I subscribed to Halifax Examiner a few years ago because of “Dead Wrong” and you, El Jones.
Spot on El! A very well written piece once again and I cannot wait for the day I see all those things happen too. Keep up the good work, you rock!
For those who don’t like what El writes: Read her stuff, get angry if you must but just go away and think about it for a day, come back read it again, ask yourself: “Why would she write this? Since I’m not in her position, can I learn from what she says?” El Jones is a great educator. Thanks.
I’ve made my disagreements with El clear before and there’s no need to repeat them – I also wholeheartedly support her writing on the prison system, although I think she forgets that those of us who are not incarcerated do have a right to be protected from the worst sort of people by the government.

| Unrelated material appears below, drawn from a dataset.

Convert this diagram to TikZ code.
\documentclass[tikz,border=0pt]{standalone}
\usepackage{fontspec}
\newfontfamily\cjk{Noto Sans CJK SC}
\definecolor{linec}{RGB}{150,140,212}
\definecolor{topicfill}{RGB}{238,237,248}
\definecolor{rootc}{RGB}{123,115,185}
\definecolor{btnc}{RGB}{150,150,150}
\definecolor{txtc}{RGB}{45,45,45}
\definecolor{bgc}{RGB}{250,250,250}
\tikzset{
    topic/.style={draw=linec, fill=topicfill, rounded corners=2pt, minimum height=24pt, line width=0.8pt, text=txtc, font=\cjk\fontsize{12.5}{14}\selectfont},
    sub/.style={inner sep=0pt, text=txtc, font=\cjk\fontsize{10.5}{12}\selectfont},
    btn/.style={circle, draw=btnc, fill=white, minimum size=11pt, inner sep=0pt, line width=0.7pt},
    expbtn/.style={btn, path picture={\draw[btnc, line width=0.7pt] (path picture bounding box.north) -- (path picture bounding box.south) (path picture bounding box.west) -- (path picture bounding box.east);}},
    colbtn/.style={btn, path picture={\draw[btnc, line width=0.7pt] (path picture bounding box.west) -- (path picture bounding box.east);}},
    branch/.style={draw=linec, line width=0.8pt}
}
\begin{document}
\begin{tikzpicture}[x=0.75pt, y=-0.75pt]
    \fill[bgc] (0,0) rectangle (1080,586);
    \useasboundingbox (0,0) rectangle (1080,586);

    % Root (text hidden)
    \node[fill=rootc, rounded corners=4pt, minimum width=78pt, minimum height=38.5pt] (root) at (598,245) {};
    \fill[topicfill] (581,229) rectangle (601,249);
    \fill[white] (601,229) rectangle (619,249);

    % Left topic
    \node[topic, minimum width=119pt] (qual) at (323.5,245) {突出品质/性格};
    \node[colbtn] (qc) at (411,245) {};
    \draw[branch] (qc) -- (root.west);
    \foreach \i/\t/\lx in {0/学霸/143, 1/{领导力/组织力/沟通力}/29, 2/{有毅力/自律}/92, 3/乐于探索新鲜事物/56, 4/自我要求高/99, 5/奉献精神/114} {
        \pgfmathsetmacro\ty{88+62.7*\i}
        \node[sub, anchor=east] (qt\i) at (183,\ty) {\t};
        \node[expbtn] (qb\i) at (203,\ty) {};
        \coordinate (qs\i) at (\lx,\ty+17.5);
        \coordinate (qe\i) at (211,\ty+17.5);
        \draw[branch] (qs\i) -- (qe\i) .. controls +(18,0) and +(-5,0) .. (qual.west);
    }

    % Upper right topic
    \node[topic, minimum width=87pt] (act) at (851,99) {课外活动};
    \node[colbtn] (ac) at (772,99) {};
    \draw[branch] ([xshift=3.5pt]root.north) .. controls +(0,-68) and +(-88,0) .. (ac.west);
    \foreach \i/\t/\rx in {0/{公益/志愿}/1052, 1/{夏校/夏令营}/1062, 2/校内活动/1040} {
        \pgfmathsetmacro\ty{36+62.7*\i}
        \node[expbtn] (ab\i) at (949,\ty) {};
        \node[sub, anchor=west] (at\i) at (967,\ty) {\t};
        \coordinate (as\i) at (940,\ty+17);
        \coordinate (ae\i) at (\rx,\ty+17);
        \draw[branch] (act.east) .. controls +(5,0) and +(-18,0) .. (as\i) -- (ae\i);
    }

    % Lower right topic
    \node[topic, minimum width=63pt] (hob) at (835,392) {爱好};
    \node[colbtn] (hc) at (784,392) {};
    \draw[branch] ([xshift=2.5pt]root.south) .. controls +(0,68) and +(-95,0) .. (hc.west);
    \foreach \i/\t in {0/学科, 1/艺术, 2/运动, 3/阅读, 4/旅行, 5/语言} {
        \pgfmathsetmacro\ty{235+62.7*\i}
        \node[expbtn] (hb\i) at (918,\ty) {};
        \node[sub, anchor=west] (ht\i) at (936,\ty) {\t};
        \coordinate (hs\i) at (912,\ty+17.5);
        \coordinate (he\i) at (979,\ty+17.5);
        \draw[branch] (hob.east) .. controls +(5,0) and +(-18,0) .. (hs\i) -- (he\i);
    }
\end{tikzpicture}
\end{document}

I think my problem with the writings of people like El Jones and other “SJWs” – and I don’t think I’m alone in this – is because so much of what they do is centered around a narrative which goes something like this:
Members of group X are special but vulnerable and oppressed by members of group Y, who are wicked creatures who wish to destroy group X, unless we do Z – and if you disagree, you’re part of group Y.
It’s a popular narrative:
http://4.bp.blogspot.com/_kEFTmMk3e5c/TJVyoxEpeMI/AAAAAAAACV4/UE7bpJAgM0g/s1600/Blessed_Virgin_Mary_Crushing_Devil.jpg
Pick your X,Y and Z and you can make that story be about anything you want. Just like you can’t look at a cat picture without feeling a little warm and fuzzy, you can’t read a version of that story where the X,Y, and Z align properly with your identity and place in society without feeling a heady mix of affection for X, hatred for Y and motivation to do Z – which is exactly what that painting is about. It feels good. And of course, when someone tells a version of that story where you’re a Y (unless you obey the storyteller…), well, nobody likes that.

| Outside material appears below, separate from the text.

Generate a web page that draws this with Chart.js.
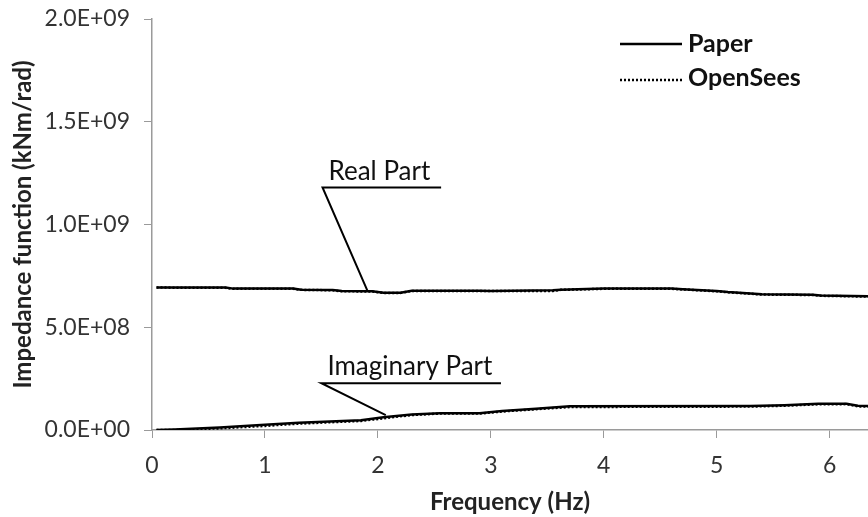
<!DOCTYPE html>
<html>
<head>
<meta charset="utf-8">
<script src="https://cdn.jsdelivr.net/npm/chart.js@4.4.0/dist/chart.umd.min.js"></script>
<style>
  html, body { margin: 0; padding: 0; background: #fff; }
</style>
</head>
<body>
<canvas id="impChart" width="868" height="517"></canvas>
<script>
// frequencies (Hz) and impedance values (kNm/rad)
const realFreq = [0.04, 0.65, 0.72, 1.25, 1.32, 1.6, 1.68, 1.95, 2.05, 2.2, 2.3, 2.9, 3.0, 3.55, 3.62, 4.0, 4.1, 4.6, 4.7, 5.0, 5.1, 5.3, 5.4, 5.85, 5.92, 6.37];
const paperReal = [693e6, 693e6, 688e6, 688e6, 683e6, 681e6, 676e6, 675e6, 668e6, 668e6, 678e6, 678e6, 677e6, 680e6, 683e6, 688e6, 688e6, 688e6, 685e6, 676e6, 671e6, 664e6, 660e6, 658e6, 654e6, 650e6];
const openSeesReal = [693e6, 692e6, 687e6, 687e6, 682e6, 680e6, 675e6, 674e6, 667e6, 667e6, 677e6, 677e6, 676e6, 677e6, 682e6, 687e6, 688e6, 687e6, 684e6, 675e6, 670e6, 663e6, 659e6, 657e6, 653e6, 649e6];

const imagFreq = [0.04, 0.2, 0.6, 1.0, 1.3, 1.85, 2.05, 2.3, 2.55, 2.9, 3.1, 3.4, 3.7, 5.3, 5.6, 5.9, 6.15, 6.25, 6.37];
const paperImag = [0, 3e6, 12e6, 25e6, 35e6, 48e6, 62e6, 76e6, 81e6, 82e6, 93e6, 104e6, 115e6, 117e6, 121e6, 128e6, 128e6, 118e6, 116e6];
const openSeesImag = [0, 0, 8e6, 20e6, 31e6, 44e6, 57e6, 73e6, 80e6, 80e6, 90e6, 101e6, 112e6, 114e6, 118e6, 125e6, 126e6, 115e6, 114e6];

const xTicks = [0, 1, 2, 3, 4, 5, 6];
const yTicks = [0, 5e8, 1e9, 1.5e9, 2e9];

const seriesNames = ['Paper', 'OpenSees'];

const FONT = 'Lato, "Open Sans", sans-serif';
const AXIS_GREY = '#9a9a9a';

function pts(xs, ys) {
    return xs.map((v, i) => ({ x: v, y: ys[i] }));
}

// 2.0E+09 style labels
function sciLabel(v) {
    if (v === 0) return '0.0E+00';
    const exp = Math.floor(Math.log10(Math.abs(v)));
    const mant = v / Math.pow(10, exp);
    return mant.toFixed(1) + 'E+' + String(exp).padStart(2, '0');
}

// text + leader lines, in data coordinates
const callouts = [
    { text: 'Real Part', x0: 1.51, x1: 2.56, level: 1.18e9, tipX: 1.91, tipY: 675e6 },
    { text: 'Imaginary Part', x0: 1.5, x1: 3.09, level: 2.28e8, tipX: 2.07, tipY: 72e6 }
];

const calloutPlugin = {
    id: 'callouts',
    afterDatasetsDraw(chart) {
        const ctx = chart.ctx;
        const xs = chart.scales.x, ys = chart.scales.y;
        ctx.save();
        ctx.strokeStyle = '#000';
        ctx.fillStyle = '#111';
        ctx.lineWidth = 2;
        callouts.forEach(c => {
            const px0 = xs.getPixelForValue(c.x0);
            const px1 = xs.getPixelForValue(c.x1);
            const py = ys.getPixelForValue(c.level);
            ctx.beginPath();
            ctx.moveTo(px1, py);
            ctx.lineTo(px0, py);
            ctx.lineTo(xs.getPixelForValue(c.tipX), ys.getPixelForValue(c.tipY));
            ctx.stroke();
            ctx.font = '26px ' + FONT;
            ctx.textBaseline = 'alphabetic';
            ctx.textAlign = 'left';
            ctx.fillText(c.text, px0 + 6, py - 8);
        });

        // legend, top right
        const lx = 620;
        const rows = [44, 80];
        ctx.lineWidth = 2.5;
        ctx.font = 'bold 25px ' + FONT;
        ctx.textBaseline = 'middle';
        seriesNames.forEach((name, i) => {
            ctx.setLineDash(i === 0 ? [] : [2, 2]);
            ctx.beginPath();
            ctx.moveTo(lx, rows[i]);
            ctx.lineTo(lx + 62, rows[i]);
            ctx.stroke();
            ctx.fillText(name, lx + 68, rows[i] - (i === 0 ? 0 : 2));
        });
        ctx.restore();
    }
};

const ctx = document.getElementById('impChart').getContext('2d');

new Chart(ctx, {
    type: 'scatter',
    data: {
        datasets: [
            { label: 'OpenSees', data: pts(realFreq, openSeesReal), borderColor: '#000', borderWidth: 2.5, borderDash: [2, 2] },
            { label: 'OpenSees', data: pts(imagFreq, openSeesImag), borderColor: '#000', borderWidth: 2.5, borderDash: [2, 2] },
            { label: 'Paper', data: pts(realFreq, paperReal), borderColor: '#000', borderWidth: 2.5 },
            { label: 'Paper', data: pts(imagFreq, paperImag), borderColor: '#000', borderWidth: 2.5 }
        ].map(d => Object.assign(d, { showLine: true, pointRadius: 0, tension: 0, fill: false }))
    },
    options: {
        responsive: false,
        animation: false,
        layout: { padding: { top: 19, right: 0, left: 0, bottom: 0 } },
        plugins: { legend: { display: false }, tooltip: { enabled: false } },
        scales: {
            x: {
                type: 'linear',
                min: 0,
                max: 6.34,
                afterBuildTicks: s => { s.ticks = xTicks.map(v => ({ value: v })); },
                afterFit: s => { s.height = 87; s.paddingLeft = 0; s.paddingRight = 0; },
                grid: { drawOnChartArea: false, color: AXIS_GREY, tickLength: 8 },
                border: { color: AXIS_GREY, width: 1.5 },
                ticks: { color: '#333', font: { family: FONT, size: 23 }, padding: 14, maxRotation: 0 },
                title: { display: true, text: 'Frequency (Hz)', color: '#222', font: { family: FONT, size: 24, weight: 'bold' }, padding: { top: 0, bottom: 0 } }
            },
            y: {
                min: 0,
                max: 2e9,
                afterBuildTicks: s => { s.ticks = yTicks.map(v => ({ value: v })); },
                afterFit: s => { s.width = 152; s.paddingTop = 0; s.paddingBottom = 0; },
                grid: { drawOnChartArea: false, color: AXIS_GREY, tickLength: 8 },
                border: { color: AXIS_GREY, width: 1.5 },
                ticks: { color: '#333', font: { family: FONT, size: 23 }, padding: 14, callback: v => sciLabel(v) },
                title: { display: true, text: 'Impedance function (kNm/rad)', color: '#222', font: { family: FONT, size: 24, weight: 'bold' }, padding: { top: 9, bottom: 0 } }
            }
        }
    },
    plugins: [calloutPlugin]
});
</script>
</body>
</html>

Condolences to Tim and family.
A couple with two school-aged kids open a coffee shop selling free trade coffee, locally roasted, and they charge a bit more for a vastly superior product than the coffee offered by that ubiquitous coffee shop. Their hours of operation, from 8 to 2:30, allow them to get the kids off to school and be there when they get off the bus. A few people, on social media, have whined about these hours. A vast number of people have raved about the coffee and service, and silently smiled at two novice business people putting raising their kids the way they want ahead of any customer or potential one that wants their latte NOW.

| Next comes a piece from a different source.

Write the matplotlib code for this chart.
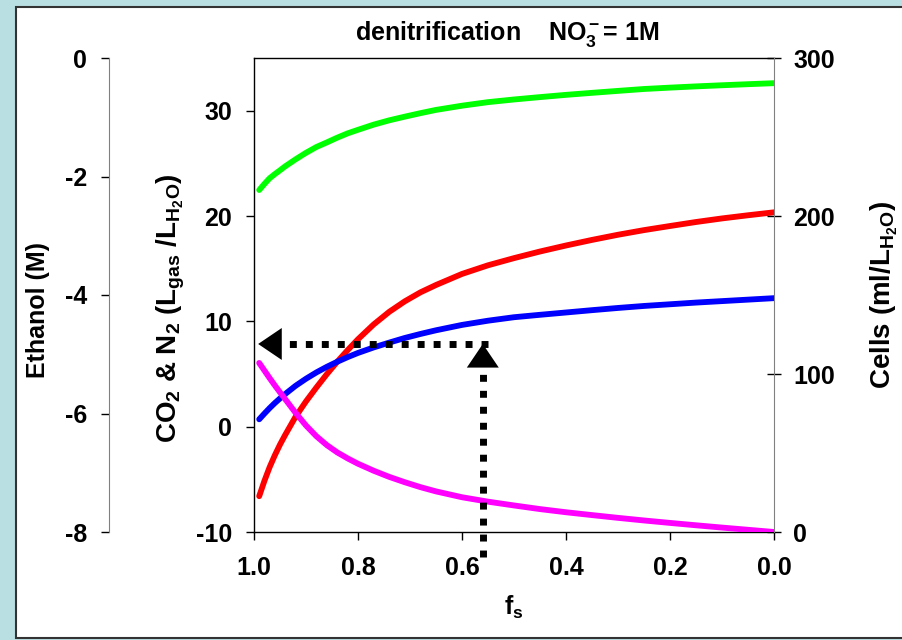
import matplotlib
matplotlib.use('Agg')
import matplotlib.pyplot as plt
from matplotlib.patches import Rectangle
from matplotlib.ticker import FormatStrFormatter

plt.rcParams['font.family'] = ['Liberation Sans', 'DejaVu Sans']
plt.rcParams['font.weight'] = 'bold'
plt.rcParams['font.size'] = 18
plt.rcParams['axes.unicode_minus'] = False
plt.rcParams['mathtext.fontset'] = 'custom'
plt.rcParams['mathtext.rm'] = 'Liberation Sans:bold'
plt.rcParams['mathtext.it'] = 'Liberation Sans:bold'
plt.rcParams['mathtext.bf'] = 'Liberation Sans:bold'
plt.rcParams['mathtext.default'] = 'rm'

# fraction of electrons going to cell synthesis
fs = [0.99, 0.98, 0.97, 0.96, 0.95, 0.94, 0.92, 0.90, 0.88, 0.86, 0.84,
      0.82, 0.80, 0.77, 0.74, 0.71, 0.68, 0.65, 0.60, 0.55, 0.50, 0.45,
      0.40, 0.35, 0.30, 0.25, 0.20, 0.15, 0.10, 0.05, 0.00]
# ethanol (M)
ethanol = [-2.228, -2.125, -2.030, -1.960, -1.895, -1.828, -1.710, -1.600,
           -1.502, -1.425, -1.345, -1.272, -1.212, -1.125, -1.052, -0.990,
           -0.931, -0.876, -0.805, -0.745, -0.700, -0.660, -0.622, -0.588,
           -0.555, -0.523, -0.500, -0.479, -0.460, -0.442, -0.425]
# CO2 (L gas / L H2O)
co2 = [-6.6, -5.15, -3.85, -2.72, -1.7, -0.78, 0.95, 2.4, 3.72, 4.98, 6.16,
       7.26, 8.3, 9.7, 10.9, 11.9, 12.75, 13.45, 14.5, 15.32, 16.0, 16.63,
       17.2, 17.73, 18.22, 18.66, 19.05, 19.43, 19.77, 20.07, 20.35]
# N2 (L gas / L H2O)
n2 = [0.7, 1.24, 1.76, 2.24, 2.68, 3.1, 3.88, 4.55, 5.15, 5.68, 6.16,
      6.6, 7.0, 7.52, 7.98, 8.42, 8.8, 9.15, 9.66, 10.06, 10.39, 10.62,
      10.84, 11.06, 11.27, 11.46, 11.62, 11.78, 11.92, 12.06, 12.2]
# cells (ml / L H2O)
cells = [107.0, 102.2, 97.4, 92.8, 88.4, 84.1, 75.4, 67.4, 60.6, 55.0, 50.4,
         46.6, 43.2, 38.8, 34.9, 31.5, 28.4, 25.7, 22.0, 19.2, 16.8, 14.5,
         12.5, 10.7, 8.95, 7.3, 5.75, 4.25, 2.8, 1.4, 0.0]

fs_ticks = [1.0, 0.8, 0.6, 0.4, 0.2, 0.0]
gas_ticks = [-10, 0, 10, 20, 30]
ethanol_ticks = [0, -2, -4, -6, -8]
cell_ticks = [0, 100, 200, 300]

# dotted read-off arrow
arrow_fs = 0.56
arrow_level = 7.85

W, H = 903, 640
LW = 4.2
fig = plt.figure(figsize=(W / 100, H / 100), dpi=100)
fig.patch.set_facecolor('#b9dfe2')
fig.add_artist(Rectangle((16 / W, 2 / H), 1.0, 631 / H, transform=fig.transFigure,
                         facecolor='white', edgecolor='#333333', lw=1.5, zorder=-1))

ax = fig.add_axes([254 / W, 108 / H, 520 / W, 474 / H])
ax.set_facecolor('none')
ax.set_xlim(1.0, 0.0)
ax.set_ylim(-10, 35)
ax.set_xticks(fs_ticks)
ax.set_yticks(gas_ticks)
ax.xaxis.set_major_formatter(FormatStrFormatter('%.1f'))
ax.spines['right'].set_visible(False)
for s in ['left', 'top', 'bottom']:
    ax.spines[s].set_linewidth(1.0)
ax.tick_params(axis='x', direction='out', length=6, width=1, pad=11)
ax.tick_params(axis='y', direction='out', length=6, width=1, pad=10)
ax.plot(fs, co2, color='#ff0000', lw=LW, solid_capstyle='round')
ax.plot(fs, n2, color='#0000ff', lw=LW, solid_capstyle='round')

# ethanol axis, set off to the left
axe = ax.twinx()
axe.set_ylim(-8, 0)
axe.set_yticks(ethanol_ticks)
for s in ['right', 'top', 'bottom']:
    axe.spines[s].set_visible(False)
axe.spines['left'].set_visible(True)
axe.spines['left'].set_position(('axes', -145 / 520))
axe.spines['left'].set_color('#808080')
axe.yaxis.set_ticks_position('left')
axe.tick_params(axis='y', direction='out', length=6, width=1, pad=10)
axe.plot(fs, ethanol, color='#00ff00', lw=LW, solid_capstyle='round')

# cells axis on the right
axc = ax.twinx()
axc.set_ylim(0, 300)
axc.set_yticks(cell_ticks)
for s in ['left', 'top', 'bottom']:
    axc.spines[s].set_visible(False)
axc.spines['right'].set_color('#808080')
axc.tick_params(axis='y', direction='inout', length=10, width=1, pad=9)
axc.plot(fs, cells, color='#ff00ff', lw=LW, solid_capstyle='round')

# arrows drawn in CO2/N2 data coordinates on top of everything
dots = dict(color='black', lw=5, linestyle=(0, (1, 1.3)), dash_capstyle='butt',
            transform=ax.transData, clip_on=False)
axc.plot([arrow_fs, arrow_fs], [-12.4, 5.7], **dots)
axc.plot([arrow_fs - 0.01, 0.95], [arrow_level, arrow_level], **dots)
head = dict(arrowstyle='-|>,head_length=1.7,head_width=1.15', color='black',
            lw=0, shrinkA=0, shrinkB=0, mutation_scale=10)
axc.annotate('', xy=(arrow_fs, arrow_level), xytext=(arrow_fs, 5.6),
             xycoords=ax.transData, textcoords=ax.transData, arrowprops=head)
axc.annotate('', xy=(0.992, arrow_level), xytext=(0.948, arrow_level),
             xycoords=ax.transData, textcoords=ax.transData, arrowprops=head)

fig.text(355 / W, 1 - 34 / H, 'denitrification    NO$_3^-$= 1M',
         ha='left', va='center')
fig.text(38 / W, 1 - 310 / H, 'Ethanol (M)', rotation=90, ha='center', va='center')
fig.text(171 / W, 1 - 308 / H, r'CO$_2$ & N$_2$ (L$_{gas}$ /L$_{H_2O}$)',
         rotation=90, ha='center', va='center', fontsize=20)
fig.text(884 / W, 1 - 295 / H, r'Cells (ml/L$_{H_2O}$)', rotation=90,
         ha='center', va='center', fontsize=20)
fig.text(514 / W, 1 - 607 / H, r'f$_s$', ha='center', va='center')

fig.savefig('out.png', dpi=100, facecolor=fig.get_facecolor())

The Examiner and the Spectator are ‘fair trade media outlets’ that do long-form journalism, stuffed with oodles of substance, and their news is better than any of the traditional print media, now dominated by two families in the Atlantic Provinces- very bad for quality journalism.
Paying the $160.00 for the joint subscription “tastes” as good to me each day as the Guatemalan dark roast that I chuck three bucks for on a fairly regular basis. And, just like the Examiner and the Spectator, this small coffee shop DOES NOT HAVE A DRIVE THRU; How Cool Is That! Keep brewin’ the best in journalism; the customers are there, and there are more on the way.
FYI, Tim….
https://www.theguardian.com/news/2017/nov/16/a-mission-for-journalism-in-a-time-of-crisis
I would have hoped that in addition to seeing more “sustained hatred” you would also have noticed more empathy, more openness to reading your accounts and reporting, more comments like “I didn’t know that” or “I will be more conscious of that in future.” Your column opens windows on many issues that some of us haven’t really given much thought to in the past. But we are still reading, absorbing, considering, maybe regretting past attitudes or dismissiveness, and hopefully changing a little.
I don’t understand people who only read what they like.
Apart from everything else, they’re such bores.